Political extremism can usefully be viewed in terms of concentric circles. There is a very broad mass of sympathizers—people who share many of the beliefs and sentiments of the extremists, but perhaps less intensely–in the outermost circle. A smaller number of true believing fanatics occupy an inner circle, and within that is a still smaller number of zealots willing to act violently on their beliefs. Though its roots long precede Trump, American fascism can be viewed as a subset, an extreme expression, of Trumpism. Most Trump supporters (the broad mass of sympathizers) are not fascists, but a significant portion of them are. The polls vary and can be interpreted in different ways, but fewer than half of Trump voters can reasonably be considered fascists, that is, true-believing fanatics supportive of the use of violence to achieve political goals associated with Trumpism. That would amount to around 20% of American adults, among whom a much smaller number of people have actually engaged or prepared to engage in acts of violence. That’s a very small percentage of the population, but enough to cause a great deal of damage and to exert a noxious influence on their favored political party.
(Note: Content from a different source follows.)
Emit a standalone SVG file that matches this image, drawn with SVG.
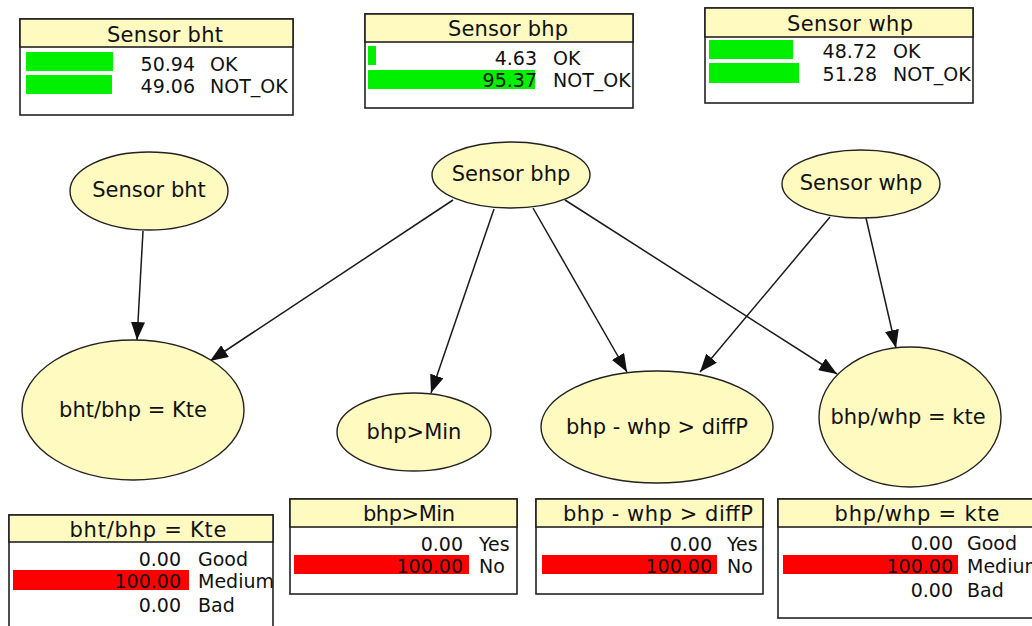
<svg xmlns="http://www.w3.org/2000/svg" width="1032" height="626" viewBox="0 0 1032 626">
  <defs>
    <marker id="arrow" viewBox="0 0 18 14" refX="18" refY="7" markerWidth="18" markerHeight="14" markerUnits="userSpaceOnUse" orient="auto">
      <path d="M0,0 L18,7 L0,14 z" fill="#111"/>
    </marker>
    <style>
      .node ellipse { fill: #fffac0; stroke: #222; stroke-width: 1.4; }
      .node text { font-family: "DejaVu Sans", sans-serif; font-size: 21px; fill: #111; text-anchor: middle; }
      .edges line { stroke: #1a1a1a; stroke-width: 1.5; marker-end: url(#arrow); }
      .panel .frame { fill: #fff; stroke: #222; stroke-width: 1.6; }
      .panel .head { fill: #fffac0; stroke: #222; stroke-width: 1.6; }
      .panel .title { font-family: "DejaVu Sans", sans-serif; font-size: 21px; fill: #111; text-anchor: middle; }
      .panel .val { font-family: "DejaVu Sans", sans-serif; font-size: 19px; fill: #111; text-anchor: end; }
      .panel .lab { font-family: "DejaVu Sans", sans-serif; font-size: 19px; fill: #111; }
      .g { fill: #00f000; }
      .r { fill: #ff0000; }
    </style>
  </defs>
  <rect width="1032" height="626" fill="#fff"/>

  <!-- connectors -->
  <g id="edges" class="edges">
    <line x1="143" y1="231" x2="137" y2="340"/>
    <line x1="453" y1="200" x2="210" y2="361"/>
    <line x1="494" y1="209" x2="431" y2="393"/>
    <line x1="533" y1="208" x2="627" y2="372"/>
    <line x1="565" y1="200" x2="837" y2="374"/>
    <line x1="830" y1="217" x2="700" y2="372"/>
    <line x1="866" y1="218" x2="896" y2="348"/>
  </g>

  <!-- nodes -->
  <g id="node-sensor-bht" class="node">
    <ellipse cx="149" cy="191" rx="79" ry="39"/>
    <text x="149" y="197">Sensor bht</text>
  </g>
  <g id="node-sensor-bhp" class="node">
    <ellipse cx="511" cy="175" rx="79" ry="33"/>
    <text x="511" y="181">Sensor bhp</text>
  </g>
  <g id="node-sensor-whp" class="node">
    <ellipse cx="861" cy="184" rx="79" ry="34"/>
    <text x="861" y="190">Sensor whp</text>
  </g>
  <g id="node-bht-bhp" class="node">
    <ellipse cx="133" cy="410" rx="111" ry="70"/>
    <text x="133" y="417">bht/bhp = Kte</text>
  </g>
  <g id="node-bhp-min" class="node">
    <ellipse cx="414" cy="432" rx="77" ry="39"/>
    <text x="414" y="439">bhp&gt;Min</text>
  </g>
  <g id="node-diffp" class="node">
    <ellipse cx="657" cy="427" rx="116" ry="56"/>
    <text x="657" y="434">bhp - whp &gt; diffP</text>
  </g>
  <g id="node-bhp-whp" class="node">
    <ellipse cx="910" cy="417" rx="91" ry="70"/>
    <text x="908" y="424">bhp/whp = kte</text>
  </g>

  <!-- belief panels -->
  <g id="panel-sensor-bht" class="panel">
    <rect class="frame" x="20" y="19" width="273" height="96"/>
    <rect class="head" x="20" y="19" width="273" height="28"/>
    <text class="title" x="165" y="42" textLength="116">Sensor bht</text>
    <rect class="g" x="26" y="52" width="87" height="19"/>
    <rect class="g" x="26" y="75" width="86" height="19"/>
    <text class="val" x="195" y="71">50.94</text><text class="lab" x="210" y="71">OK</text>
    <text class="val" x="195" y="93">49.06</text><text class="lab" x="210" y="93">NOT_OK</text>
  </g>
  <g id="panel-sensor-bhp" class="panel">
    <rect class="frame" x="365" y="14" width="268" height="94"/>
    <rect class="head" x="365" y="14" width="268" height="28"/>
    <text class="title" x="508" y="36" textLength="120">Sensor bhp</text>
    <rect class="g" x="368" y="46" width="8" height="19"/>
    <rect class="g" x="368" y="70" width="167" height="19"/>
    <text class="val" x="537" y="65">4.63</text><text class="lab" x="553" y="65">OK</text>
    <text class="val" x="537" y="87">95.37</text><text class="lab" x="553" y="87">NOT_OK</text>
  </g>
  <g id="panel-sensor-whp" class="panel">
    <rect class="frame" x="705" y="8" width="268" height="95"/>
    <rect class="head" x="705" y="8" width="268" height="29"/>
    <text class="title" x="850" y="31" textLength="126">Sensor whp</text>
    <rect class="g" x="709" y="40" width="84" height="19"/>
    <rect class="g" x="709" y="63" width="90" height="20"/>
    <text class="val" x="877" y="58">48.72</text><text class="lab" x="893" y="58">OK</text>
    <text class="val" x="877" y="81">51.28</text><text class="lab" x="893" y="81">NOT_OK</text>
  </g>
  <g id="panel-bht-bhp" class="panel">
    <rect class="frame" x="9" y="515" width="264" height="125"/>
    <rect class="head" x="9" y="515" width="264" height="27"/>
    <text class="title" x="148" y="537" textLength="157">bht/bhp = Kte</text>
    <rect class="r" x="13" y="570" width="176" height="20"/>
    <text class="val" x="181" y="566">0.00</text><text class="lab" x="198" y="566">Good</text>
    <text class="val" x="181" y="588">100.00</text><text class="lab" x="198" y="588">Medium</text>
    <text class="val" x="181" y="612">0.00</text><text class="lab" x="198" y="612">Bad</text>
  </g>
  <g id="panel-bhp-min" class="panel">
    <rect class="frame" x="290" y="499" width="227" height="95"/>
    <rect class="head" x="290" y="499" width="227" height="28"/>
    <text class="title" x="409" y="521" textLength="92">bhp&gt;Min</text>
    <rect class="r" x="294" y="555" width="175" height="19"/>
    <text class="val" x="463" y="551">0.00</text><text class="lab" x="479" y="551">Yes</text>
    <text class="val" x="463" y="573">100.00</text><text class="lab" x="479" y="573">No</text>
  </g>
  <g id="panel-diffp" class="panel">
    <rect class="frame" x="536" y="499" width="227" height="95"/>
    <rect class="head" x="536" y="499" width="227" height="28"/>
    <text class="title" x="658" y="521" textLength="190">bhp - whp &gt; diffP</text>
    <rect class="r" x="542" y="555" width="175" height="19"/>
    <text class="val" x="712" y="551">0.00</text><text class="lab" x="727" y="551">Yes</text>
    <text class="val" x="712" y="573">100.00</text><text class="lab" x="727" y="573">No</text>
  </g>
  <g id="panel-bhp-whp" class="panel">
    <rect class="frame" x="778" y="499" width="266" height="119"/>
    <rect class="head" x="778" y="499" width="266" height="28"/>
    <text class="title" x="917" y="521" textLength="165">bhp/whp = kte</text>
    <rect class="r" x="783" y="555" width="175" height="19"/>
    <text class="val" x="953" y="550">0.00</text><text class="lab" x="967" y="550">Good</text>
    <text class="val" x="953" y="573">100.00</text><text class="lab" x="967" y="573">Medium</text>
    <text class="val" x="953" y="597">0.00</text><text class="lab" x="967" y="597">Bad</text>
  </g>
</svg>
How do we combat the fascist threat? Of course, those who commit acts of violence need to be found and prosecuted, but it would be better if there weren’t many of them in the first place. So, think again of the concentric circles. The broad mass of sympathizers, just by existing, provide a supportive environment, as well as potential converts, for the true-believing fanatics. The true believers, in turn, provide a supportive environment, as well as potential recruits, for the aspiring insurrectionists. If we can reduce the number of sympathizers in the outer circle, the numbers in the inner circles will also diminish. The insurrectionists thus can ultimately be reduced to insignificant numbers. How do we do that? That is the same as asking how we can best combat Trumpism.
In an earlier post, I identified two main sources of Trump support as cultural grievance and political alienation. Cultural grievance consists of anger and resentment at the perceived decline of an America in which the modal family is authoritatively headed by a straight white male earning decent wages even without a college degree. (See Thomas Edsall’s latest piece for an excellent survey of relevant social scientific findings.) Political alienation comes out of the well-founded belief that the political system is not responsive to the needs of ordinary people, that politics disproportionately rewards the special interests of the wealthy.
There is little or nothing to be done about cultural grievance in the short run; it reflects long-running changes in our society that clash with attitudes and beliefs that are widely and deeply held. Political alienation, on the other hand, can be addressed. A government that demonstrates that it actually does work effectively in the interests of the vast majority of Americans can realistically aim to reduce the appeal of Trump’s bogus populism. Therein lies the great challenge and opportunity confronting Joe Biden. If he can implement most of his agenda, he can demonstrate a stark contrast to Trump, who has delivered remarkably little to his base outside of culturally reactionary judges. I think Biden has made a good start, and I’m fairly optimistic about his chances for success, but I’ll leave discussion of Biden’s plans and prospects to future posts.